At most, a President’s policies can drive the direction of the economy. You can always say that a President is an indirect cause of any crisis. Realistically, though, no President has any real influence over what the financial industry is doing at any given moment. It’s too big. The Iraq War may cost two trillion dollars over a decade. In most senses of the word, that’s a huge amount of money. But the stock market can gain or lose that much in value in a year’s time. The total value of housing is many times that. And the world’s total value in investments at any moment may be a quadrillion dollars.

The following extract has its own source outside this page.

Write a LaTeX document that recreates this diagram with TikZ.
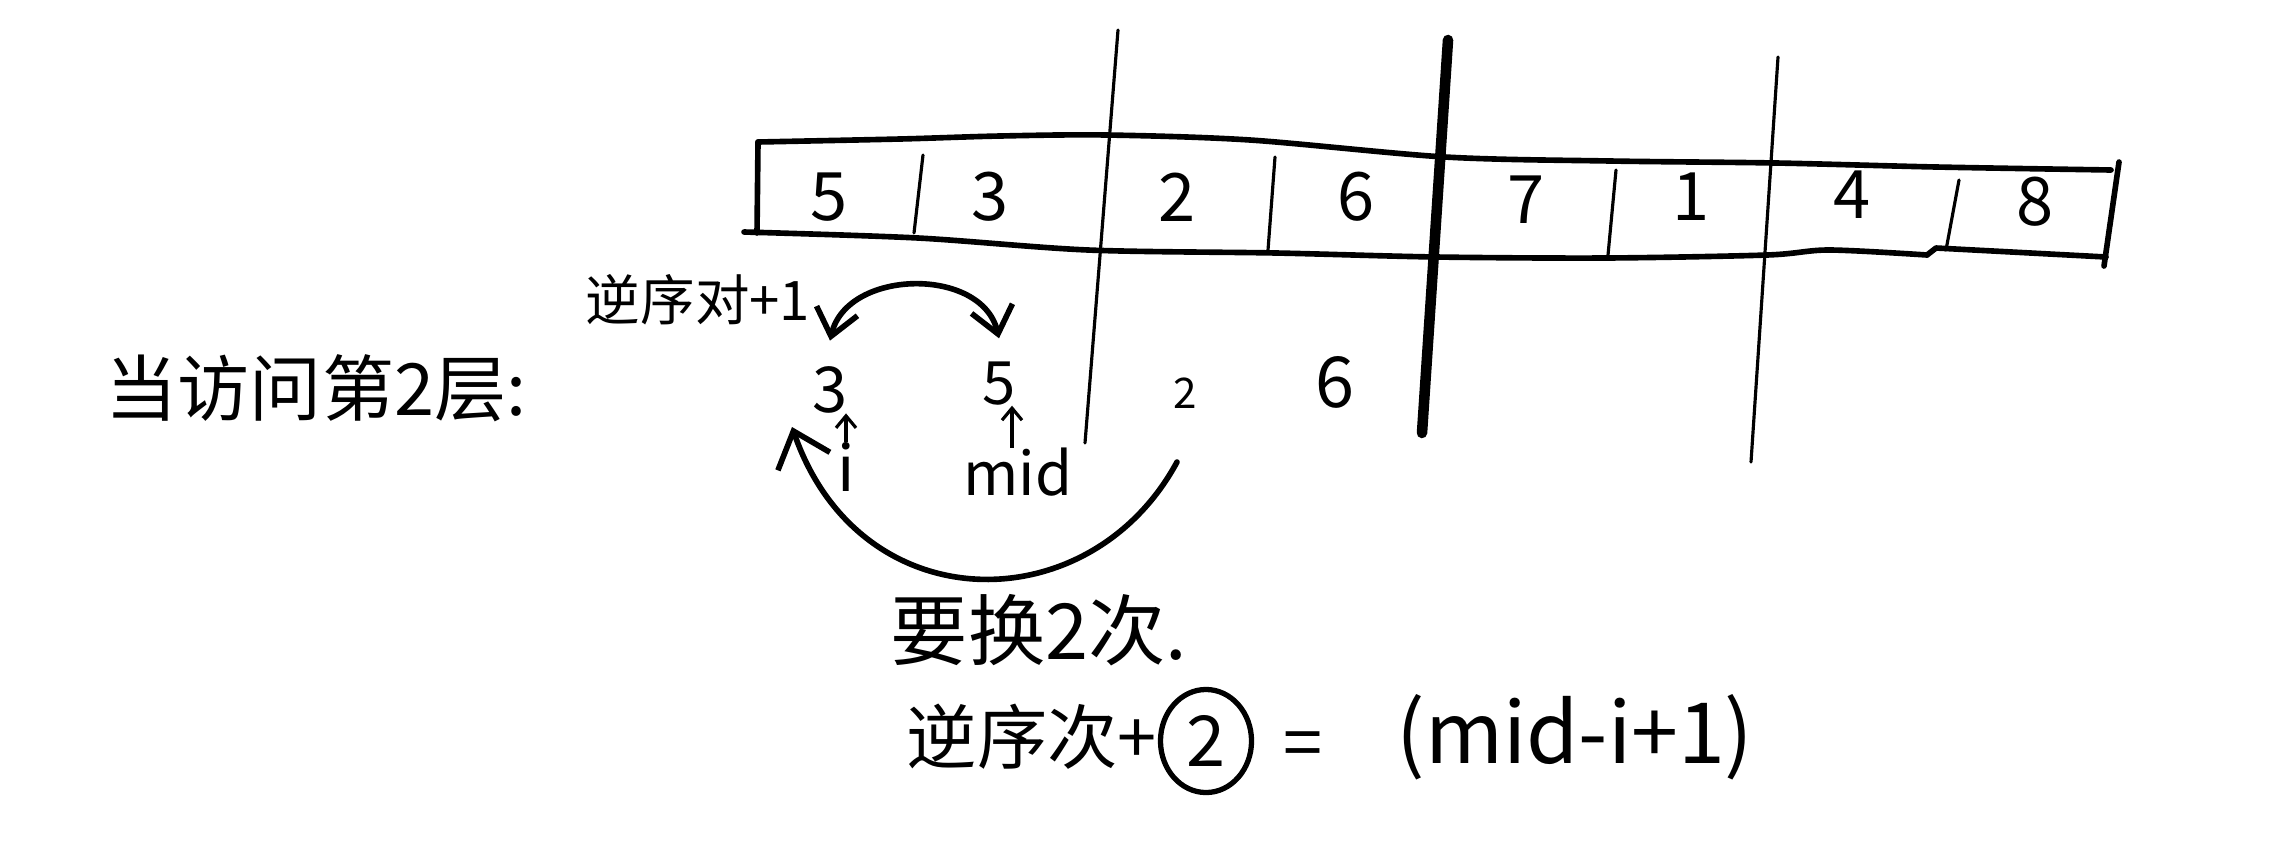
\documentclass[tikz,border=0pt]{standalone}
\usepackage{fontspec}
\setmainfont{Noto Sans CJK SC}
\usetikzlibrary{arrows.meta,shapes.geometric}
\newcommand{\fs}[1]{\fontsize{#1}{#1}\selectfont}
\tikzset{
  hand/.style={line width=1.6pt, line cap=round, line join=round},
  thinline/.style={line width=0.9pt, line cap=round},
  boldline/.style={line width=3pt, line cap=round},
  lbl/.style={inner sep=0pt, outer sep=0pt},
  cell/.style={lbl, font=\fs{19pt}},
  swaparrow/.style={hand, -{Straight Barb[length=3.2mm,width=5.5mm]}},
  bothways/.style={hand, {Straight Barb[length=2.6mm,width=4.2mm]}-{Straight Barb[length=2.6mm,width=4.2mm]}},
  tinyarrow/.style={line width=0.9pt, -{Straight Barb[length=1.2mm,width=2mm]}},
}
\begin{document}
\begin{tikzpicture}[x=0.01cm,y=-0.01cm]
\useasboundingbox (0,0) rectangle (2294,851);
\fill[white] (0,0) rectangle (2294,851);

% array box (hand drawn)
\draw[hand] plot[smooth] coordinates {(758,142) (900,139) (1000,136) (1106,135) (1250,140) (1445,157) (1610,161) (1776,163) (1936,167) (2111,170)};
\draw[hand] plot[smooth] coordinates {(744,232) (918,238) (1088,250) (1276,253) (1436,257) (1606,258) (1767,255) (1829,250) (1927,255)};
\draw[hand] (1927,255) -- (1936,248) -- (2106,257);
\draw[hand] (758,142) -- (757,233);
\draw[hand] (2119,162) -- (2104,266);
% cell dividers
\draw[thinline] (923,155) -- (914,233);
\draw[thinline] (1275,157) -- (1268,250);
\draw[thinline] (1616,170) -- (1608,255);
\draw[thinline] (1959,180) -- (1946,250);
% long split lines
\draw[thinline] (1118,30) -- (1085,443);
\draw[boldline] (1448,40) -- (1422,433);
\draw[thinline] (1778,57) -- (1751,462);

% array values
\node[cell] (a1) at (829,197) {5};
\node[cell] (a2) at (990,197) {3};
\node[cell] (a3) at (1177,197) {2};
\node[cell] (a4) at (1356,197) {6};
\node[cell] (a5) at (1526,200) {7};
\node[cell] (a6) at (1691,197) {1};
\node[cell] (a7) at (1852,195) {4};
\node[cell] (a8) at (2035,202) {8};

% title
\node[lbl, font=\fs{20.5pt}] (title) at (316,388) {当访问第2层:};

% second level values
\node[lbl, font=\fs{18pt}] (n3) at (830,390) {3};
\node[lbl, font=\fs{17pt}] (n5) at (999,384) {5};
\node[lbl, font=\fs{12pt}] (n2) at (1185,393) {2};
\node[lbl, font=\fs{20pt}] (n6) at (1335,382) {6};
\node[lbl, font=\fs{18pt}] (ni) at (846,467) {i};
\node[lbl, font=\fs{17pt}] (nmid) at (1018,472) {mid};

\draw[tinyarrow] (ni.north) -- (ni.north |- n3.south);
\draw[tinyarrow] ([xshift=-0.06cm]nmid.north) -- ([xshift=-0.06cm]nmid.north |- n5.south);

% reverse pair label and swap arcs
\node[lbl, font=\fs{15.5pt}] (rp) at (698,300) {逆序对+1};
\draw[bothways] ([yshift=0.26cm]n3.north) .. controls +(17,-72) and +(-17,-72) .. ([yshift=0.24cm]n5.north);

\coordinate (swapS) at (1177,462);
\coordinate (swapE) at (792,427);
\draw[swaparrow] (swapS) .. controls (1090,623) and (860,623) .. (swapE);

% bottom texts
\node[lbl, font=\fs{22pt}] (twice) at (1039,630) {要换2次.};
\node[lbl, font=\fs{20pt}] (cnt) at (1032,737) {逆序次+};
\node[lbl, draw, line width=1.5pt, ellipse, minimum width=0.91cm, minimum height=1.03cm, font=\fs{20pt}] (c2) at (1206,741) {2};
\node[lbl, font=\fs{20pt}] (eq) at (1303,750) {=};
\node[lbl, font=\fs{24pt}] (form) at (1575,737) {(mid-i+1)};
\end{tikzpicture}
\end{document}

It’s possible that the world economy has grown too huge to be comprehensible by individual minds. If so, expect to see a lot more crises, all over the world, in the future, no matter who is president, who is Fed Chair, who controls the Deutsche Bundesbank or who is selling oil.

Virtually no influence or power. Heck, the entire federal government together could probably nto have prevented it once the bubble started to grow. Part fo the problem was that it mostly happened without anyone realizing what was going on. Too many people making too many scattered choices.

Mortgage securitization long preceded G-S repeal.

The Bush and, to some extent, Clinton administrations actually tended to be adversarial to Fannie and Freddie, resisting attempts to broaden their portfolios, for instance. But Fannie and Freddie are extremely well connected in Congress.

That’s pretty awesome.

No mention yet of the Giant Pool of Money?

Also, it’s good that you’re trying to understand this. It isn’t just an American problem, I’m afraid.

However lenders actively resisted regulations requiring borrowers be able to actually afford the loans, so one would suspect they were making what turned out to be bad loans on purpose.